Sunday, November 23, 2014

It's dark

It's dark.

I haven't had this much trouble finding the light in a very long time.  Most of the weekend was spent in bed, curled up in a ball. So unimaginative.  Damon got me out of bed  around noon with coffee and bagels. By 1:30 I was back in my nest. I arose again for a couple hours in the evening, all the while
wondering how soon I could return to my safe place.

I am tearful about ridiculous things, almost feeling peri menopausal in the lack of control I have over my tear ducts. And the heaviness is the worst part. It's like there is too much gravity and even the act of getting out of bed requires a huge amount of will.

Must I wait til spring for relief?  Will Doc have a suggestion tomorrow?  This is beyond tiresome. It is drudgery. It can not continue.

Sunday, November 9, 2014

Left Turn Ahead

People are talking about death. Not since Doctor Kavorkian was in the news have I heard so much chatter about assisted suicide.

Why now?

A young woman with brain cancer moves to Oregon so she can die with dignity, on her terms, with her loved ones around her. Rest in peace, we say, but die slowly, painfully, as God would want you to die.

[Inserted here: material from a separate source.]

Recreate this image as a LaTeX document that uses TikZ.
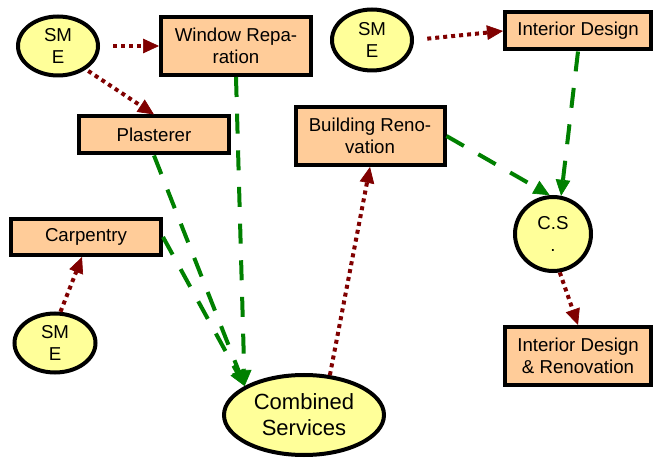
\documentclass[tikz,border=0pt]{standalone}
\usepackage{fontspec}
\setmainfont{Liberation Sans}
\usetikzlibrary{arrows.meta,shapes.geometric}
\definecolor{dred}{HTML}{800000}
\definecolor{dgreen}{HTML}{008000}
\definecolor{peach}{HTML}{FFCC99}
\definecolor{pyellow}{HTML}{FFFF99}
\begin{document}
\begin{tikzpicture}[x=0.75pt,y=-0.75pt,
 box/.style={draw=black,line width=3pt,fill=peach,inner sep=0pt,align=center,font=\fontsize{14}{16.5}\selectfont},
 sme/.style={ellipse,draw=black,line width=3pt,fill=pyellow,inner sep=0pt,align=center,font=\fontsize{14}{16.5}\selectfont},
 redarrow/.style={draw=dred,line width=3pt,dash pattern=on 3pt off 3pt,-{Triangle[length=12pt,width=11pt,line width=0.5pt]}},
 greenarrow/.style={draw=dgreen,line width=3pt,dash pattern=on 15pt off 12.5pt,-{Triangle[length=12pt,width=11pt,line width=0.5pt]}}]
\useasboundingbox (0,0) rectangle (653,459);
\node[sme, minimum width=60pt, minimum height=44.25pt] (smeA) at (58,46) {SM\\E};
\node[box, minimum width=112.5pt, minimum height=43.5pt] (win) at (236,46) {Window Repa-\\ration};
\node[box, minimum width=112.5pt, minimum height=27.75pt] (plast) at (154,135) {Plasterer};
\node[sme, minimum width=60pt, minimum height=45.75pt] (smeB) at (372,40) {SM\\E};
\node[box, minimum width=109.5pt, minimum height=27.75pt] (intd) at (578,31) {Interior Design};
\node[box, minimum width=111.75pt, minimum height=43.5pt] (build) at (370,136) {Building Reno-\\vation};
\node[box, minimum width=112.5pt, minimum height=27pt] (carp) at (86,237) {Carpentry};
\node[sme, minimum width=60.75pt, minimum height=44.25pt] (smeC) at (55,343) {SM\\E};
\node[sme, minimum width=120pt, minimum height=60pt, font=\fontsize{16.5}{19.5}\selectfont] (comb) at (304,415) {Combined\\Services};
\node[sme, minimum width=57pt, minimum height=55.5pt] (cs) at (553,234) {C.S\\.};
\node[box, minimum width=109.5pt, minimum height=43.5pt] (idr) at (578,356) {Interior Design\\\& Renovation};
\draw[redarrow, shorten <=10pt] (smeA.east) -- (win.west);
\draw[redarrow, shorten <=2pt] (smeA.-40) -- (plast.north);
\draw[redarrow, shorten <=10pt] (smeB.east) -- (intd.west);
\draw[redarrow] (smeC.80) -- ([xshift=-3pt]carp.south);
\draw[redarrow] (comb.57) -- (build.south);
\draw[redarrow] (cs.-80) -- (idr.north);
\draw[greenarrow] (win.south) -- (comb.154);
\draw[greenarrow] (plast.south) -- (comb.154);
\draw[greenarrow] (carp.east) -- (comb.154);
\draw[greenarrow] (intd.south) -- (cs.78);
\draw[greenarrow] (build.east) -- (cs.95);
\end{tikzpicture}
\end{document}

An elderly client told me she had another heart attack and said, "No I didn't go to the hospital.  If I die I'm going to live til I die. I'm not dying in a hospital bed. "

I overheard a conversation by a man in his 50s talking about how, if he lives to be 75, will not seek medical attention after reaching that age. He sees no purpose and will let nature take its course.

Maybe we are turning against the trend to live as long as possible at all costs. Regardless of quality of life. Regardless of happiness. Health. Fullfillment. Satisfaction. Just keep breathing. At all costs. In spite of pain. Artificial means are okay. Just keep breathing.

Maybe pillowtime is becoming fashionable. This gives me hope.